* Your objective *
Copy the data exactly; pictures stay out of the copy.

— Begin —

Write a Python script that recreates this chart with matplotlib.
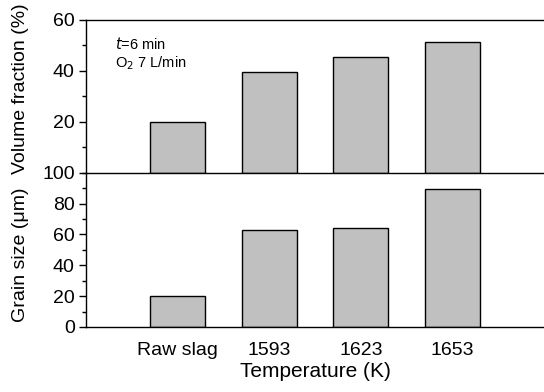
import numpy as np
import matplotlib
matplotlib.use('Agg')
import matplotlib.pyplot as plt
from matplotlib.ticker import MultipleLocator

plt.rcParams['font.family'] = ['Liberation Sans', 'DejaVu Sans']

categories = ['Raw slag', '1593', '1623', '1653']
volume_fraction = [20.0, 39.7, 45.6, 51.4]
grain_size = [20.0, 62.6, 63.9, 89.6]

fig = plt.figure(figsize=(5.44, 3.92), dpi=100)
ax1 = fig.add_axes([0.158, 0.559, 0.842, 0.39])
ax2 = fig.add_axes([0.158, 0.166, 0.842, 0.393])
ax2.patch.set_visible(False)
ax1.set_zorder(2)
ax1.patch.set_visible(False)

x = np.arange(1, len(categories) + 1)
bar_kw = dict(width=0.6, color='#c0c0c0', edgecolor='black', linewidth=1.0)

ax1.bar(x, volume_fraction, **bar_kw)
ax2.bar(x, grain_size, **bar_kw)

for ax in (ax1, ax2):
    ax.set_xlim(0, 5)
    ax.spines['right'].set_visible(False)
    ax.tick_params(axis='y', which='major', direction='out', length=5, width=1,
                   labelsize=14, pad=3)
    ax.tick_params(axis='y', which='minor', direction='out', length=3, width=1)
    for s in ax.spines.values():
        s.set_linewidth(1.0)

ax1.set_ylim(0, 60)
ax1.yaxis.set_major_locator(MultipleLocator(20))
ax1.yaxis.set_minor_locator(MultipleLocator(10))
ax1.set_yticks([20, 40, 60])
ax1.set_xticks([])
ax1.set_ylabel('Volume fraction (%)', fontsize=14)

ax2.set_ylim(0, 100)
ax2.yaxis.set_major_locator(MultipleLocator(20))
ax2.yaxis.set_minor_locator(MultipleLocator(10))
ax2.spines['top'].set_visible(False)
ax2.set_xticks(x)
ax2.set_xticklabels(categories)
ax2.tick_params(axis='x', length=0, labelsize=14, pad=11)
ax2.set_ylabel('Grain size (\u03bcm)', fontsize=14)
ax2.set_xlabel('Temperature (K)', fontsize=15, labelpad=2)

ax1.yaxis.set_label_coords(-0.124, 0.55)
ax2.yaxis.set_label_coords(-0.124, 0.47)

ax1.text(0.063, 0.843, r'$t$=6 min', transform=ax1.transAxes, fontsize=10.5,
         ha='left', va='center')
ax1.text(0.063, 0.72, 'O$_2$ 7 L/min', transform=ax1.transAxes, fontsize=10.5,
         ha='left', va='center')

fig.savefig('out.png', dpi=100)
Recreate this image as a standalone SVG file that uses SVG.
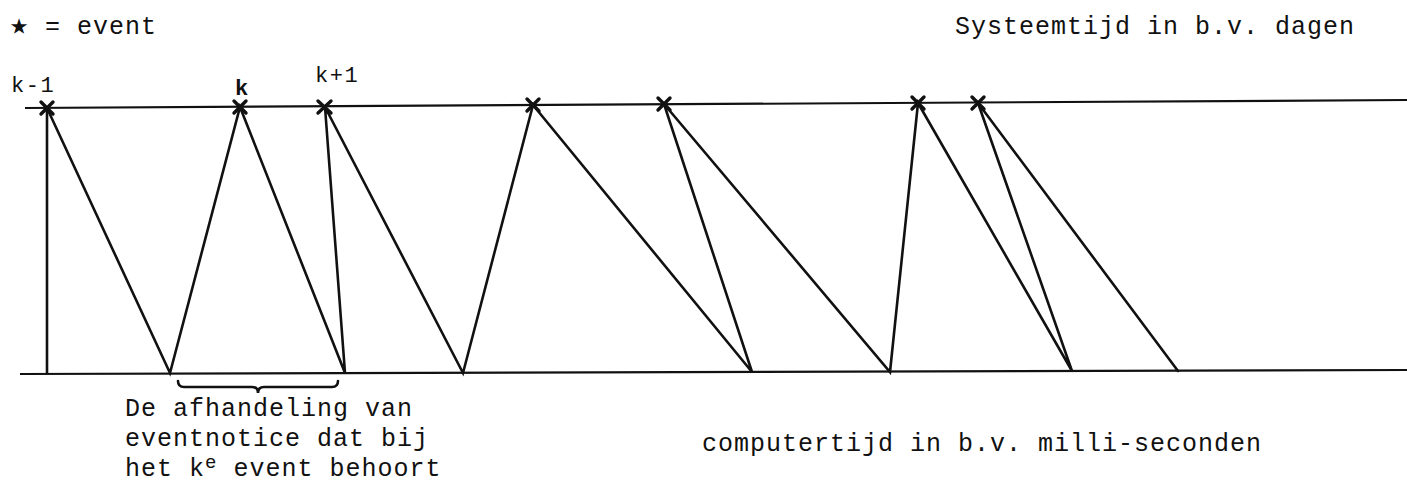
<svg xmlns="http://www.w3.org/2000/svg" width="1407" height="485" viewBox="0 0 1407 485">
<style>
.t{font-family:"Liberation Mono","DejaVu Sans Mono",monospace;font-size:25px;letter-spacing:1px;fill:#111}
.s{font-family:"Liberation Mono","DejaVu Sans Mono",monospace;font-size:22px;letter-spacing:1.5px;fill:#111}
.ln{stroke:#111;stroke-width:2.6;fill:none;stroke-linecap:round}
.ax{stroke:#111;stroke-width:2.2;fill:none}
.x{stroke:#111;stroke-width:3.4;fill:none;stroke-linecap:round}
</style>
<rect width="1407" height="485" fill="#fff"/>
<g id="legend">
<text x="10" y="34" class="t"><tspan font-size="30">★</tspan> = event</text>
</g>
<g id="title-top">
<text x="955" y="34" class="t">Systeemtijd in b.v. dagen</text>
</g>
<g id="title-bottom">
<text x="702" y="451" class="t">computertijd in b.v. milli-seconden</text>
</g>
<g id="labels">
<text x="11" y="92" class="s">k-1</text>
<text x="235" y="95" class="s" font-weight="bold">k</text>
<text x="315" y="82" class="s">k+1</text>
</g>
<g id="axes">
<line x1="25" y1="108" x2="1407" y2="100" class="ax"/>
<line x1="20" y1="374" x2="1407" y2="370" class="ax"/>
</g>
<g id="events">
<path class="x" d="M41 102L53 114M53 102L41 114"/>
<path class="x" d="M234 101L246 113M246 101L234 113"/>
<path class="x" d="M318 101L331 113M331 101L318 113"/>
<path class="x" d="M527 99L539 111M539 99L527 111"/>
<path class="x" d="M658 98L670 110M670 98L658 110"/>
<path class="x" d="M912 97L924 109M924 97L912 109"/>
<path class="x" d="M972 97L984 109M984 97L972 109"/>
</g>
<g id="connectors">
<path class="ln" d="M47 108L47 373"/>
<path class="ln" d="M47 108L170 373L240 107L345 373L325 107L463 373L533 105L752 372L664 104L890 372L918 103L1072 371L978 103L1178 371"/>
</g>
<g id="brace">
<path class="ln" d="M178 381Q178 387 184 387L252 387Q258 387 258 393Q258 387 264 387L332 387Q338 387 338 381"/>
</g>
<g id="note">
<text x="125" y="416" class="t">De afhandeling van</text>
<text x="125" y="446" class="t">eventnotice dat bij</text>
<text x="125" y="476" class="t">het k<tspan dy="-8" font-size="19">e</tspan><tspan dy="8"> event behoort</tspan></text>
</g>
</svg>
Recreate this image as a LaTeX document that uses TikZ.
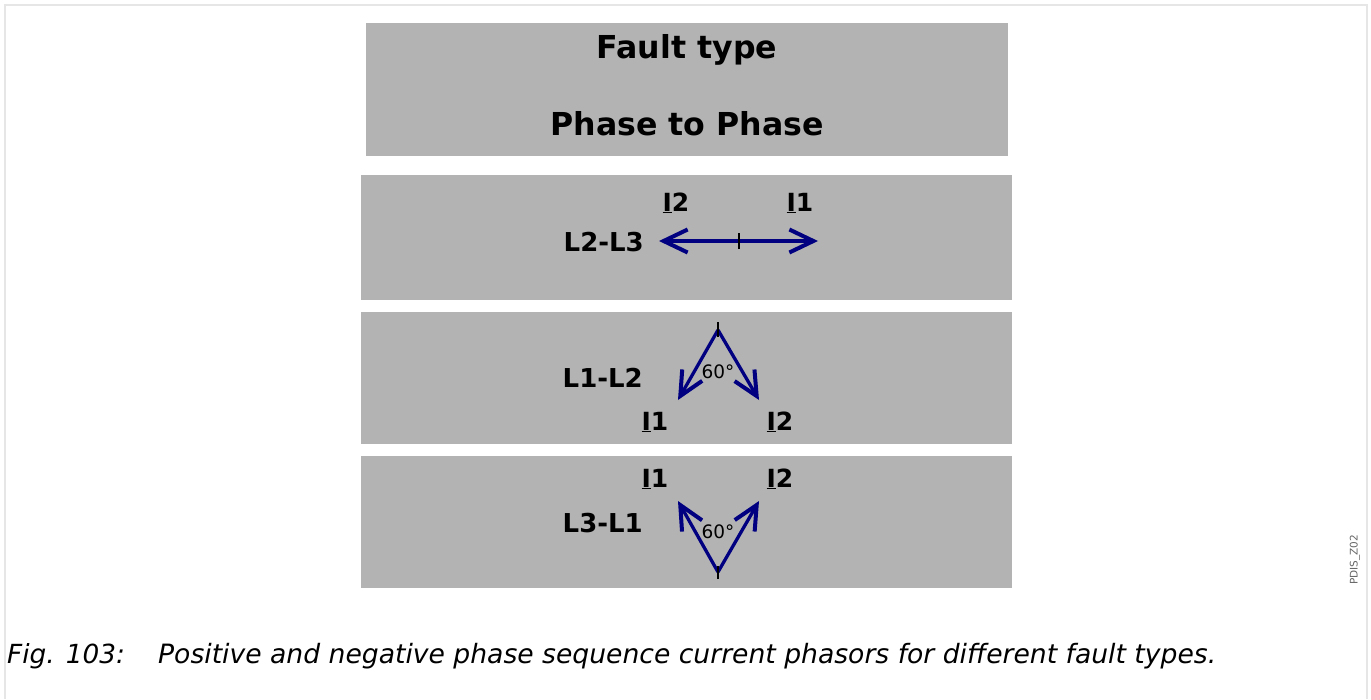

— End —

* Solution for this problem *
Write a Python script that recreates this chart with matplotlib.
import numpy as np
import matplotlib
matplotlib.use('Agg')
import matplotlib.pyplot as plt
from matplotlib.ticker import MultipleLocator

plt.rcParams['font.family'] = ['Liberation Sans', 'DejaVu Sans']

categories = ['Raw slag', '1593', '1623', '1653']
volume_fraction = [20.0, 39.7, 45.6, 51.4]
grain_size = [20.0, 62.6, 63.9, 89.6]

fig = plt.figure(figsize=(5.44, 3.92), dpi=100)
ax1 = fig.add_axes([0.158, 0.559, 0.842, 0.39])
ax2 = fig.add_axes([0.158, 0.166, 0.842, 0.393])
ax2.patch.set_visible(False)
ax1.set_zorder(2)
ax1.patch.set_visible(False)

x = np.arange(1, len(categories) + 1)
bar_kw = dict(width=0.6, color='#c0c0c0', edgecolor='black', linewidth=1.0)

ax1.bar(x, volume_fraction, **bar_kw)
ax2.bar(x, grain_size, **bar_kw)

for ax in (ax1, ax2):
    ax.set_xlim(0, 5)
    ax.spines['right'].set_visible(False)
    ax.tick_params(axis='y', which='major', direction='out', length=5, width=1,
                   labelsize=14, pad=3)
    ax.tick_params(axis='y', which='minor', direction='out', length=3, width=1)
    for s in ax.spines.values():
        s.set_linewidth(1.0)

ax1.set_ylim(0, 60)
ax1.yaxis.set_major_locator(MultipleLocator(20))
ax1.yaxis.set_minor_locator(MultipleLocator(10))
ax1.set_yticks([20, 40, 60])
ax1.set_xticks([])
ax1.set_ylabel('Volume fraction (%)', fontsize=14)

ax2.set_ylim(0, 100)
ax2.yaxis.set_major_locator(MultipleLocator(20))
ax2.yaxis.set_minor_locator(MultipleLocator(10))
ax2.spines['top'].set_visible(False)
ax2.set_xticks(x)
ax2.set_xticklabels(categories)
ax2.tick_params(axis='x', length=0, labelsize=14, pad=11)
ax2.set_ylabel('Grain size (\u03bcm)', fontsize=14)
ax2.set_xlabel('Temperature (K)', fontsize=15, labelpad=2)

ax1.yaxis.set_label_coords(-0.124, 0.55)
ax2.yaxis.set_label_coords(-0.124, 0.47)

ax1.text(0.063, 0.843, r'$t$=6 min', transform=ax1.transAxes, fontsize=10.5,
         ha='left', va='center')
ax1.text(0.063, 0.72, 'O$_2$ 7 L/min', transform=ax1.transAxes, fontsize=10.5,
         ha='left', va='center')

fig.savefig('out.png', dpi=100)
Recreate this image as a standalone SVG file that uses SVG.
<svg xmlns="http://www.w3.org/2000/svg" width="1407" height="485" viewBox="0 0 1407 485">
<style>
.t{font-family:"Liberation Mono","DejaVu Sans Mono",monospace;font-size:25px;letter-spacing:1px;fill:#111}
.s{font-family:"Liberation Mono","DejaVu Sans Mono",monospace;font-size:22px;letter-spacing:1.5px;fill:#111}
.ln{stroke:#111;stroke-width:2.6;fill:none;stroke-linecap:round}
.ax{stroke:#111;stroke-width:2.2;fill:none}
.x{stroke:#111;stroke-width:3.4;fill:none;stroke-linecap:round}
</style>
<rect width="1407" height="485" fill="#fff"/>
<g id="legend">
<text x="10" y="34" class="t"><tspan font-size="30">★</tspan> = event</text>
</g>
<g id="title-top">
<text x="955" y="34" class="t">Systeemtijd in b.v. dagen</text>
</g>
<g id="title-bottom">
<text x="702" y="451" class="t">computertijd in b.v. milli-seconden</text>
</g>
<g id="labels">
<text x="11" y="92" class="s">k-1</text>
<text x="235" y="95" class="s" font-weight="bold">k</text>
<text x="315" y="82" class="s">k+1</text>
</g>
<g id="axes">
<line x1="25" y1="108" x2="1407" y2="100" class="ax"/>
<line x1="20" y1="374" x2="1407" y2="370" class="ax"/>
</g>
<g id="events">
<path class="x" d="M41 102L53 114M53 102L41 114"/>
<path class="x" d="M234 101L246 113M246 101L234 113"/>
<path class="x" d="M318 101L331 113M331 101L318 113"/>
<path class="x" d="M527 99L539 111M539 99L527 111"/>
<path class="x" d="M658 98L670 110M670 98L658 110"/>
<path class="x" d="M912 97L924 109M924 97L912 109"/>
<path class="x" d="M972 97L984 109M984 97L972 109"/>
</g>
<g id="connectors">
<path class="ln" d="M47 108L47 373"/>
<path class="ln" d="M47 108L170 373L240 107L345 373L325 107L463 373L533 105L752 372L664 104L890 372L918 103L1072 371L978 103L1178 371"/>
</g>
<g id="brace">
<path class="ln" d="M178 381Q178 387 184 387L252 387Q258 387 258 393Q258 387 264 387L332 387Q338 387 338 381"/>
</g>
<g id="note">
<text x="125" y="416" class="t">De afhandeling van</text>
<text x="125" y="446" class="t">eventnotice dat bij</text>
<text x="125" y="476" class="t">het k<tspan dy="-8" font-size="19">e</tspan><tspan dy="8"> event behoort</tspan></text>
</g>
</svg>
Recreate this image as a LaTeX document that uses TikZ.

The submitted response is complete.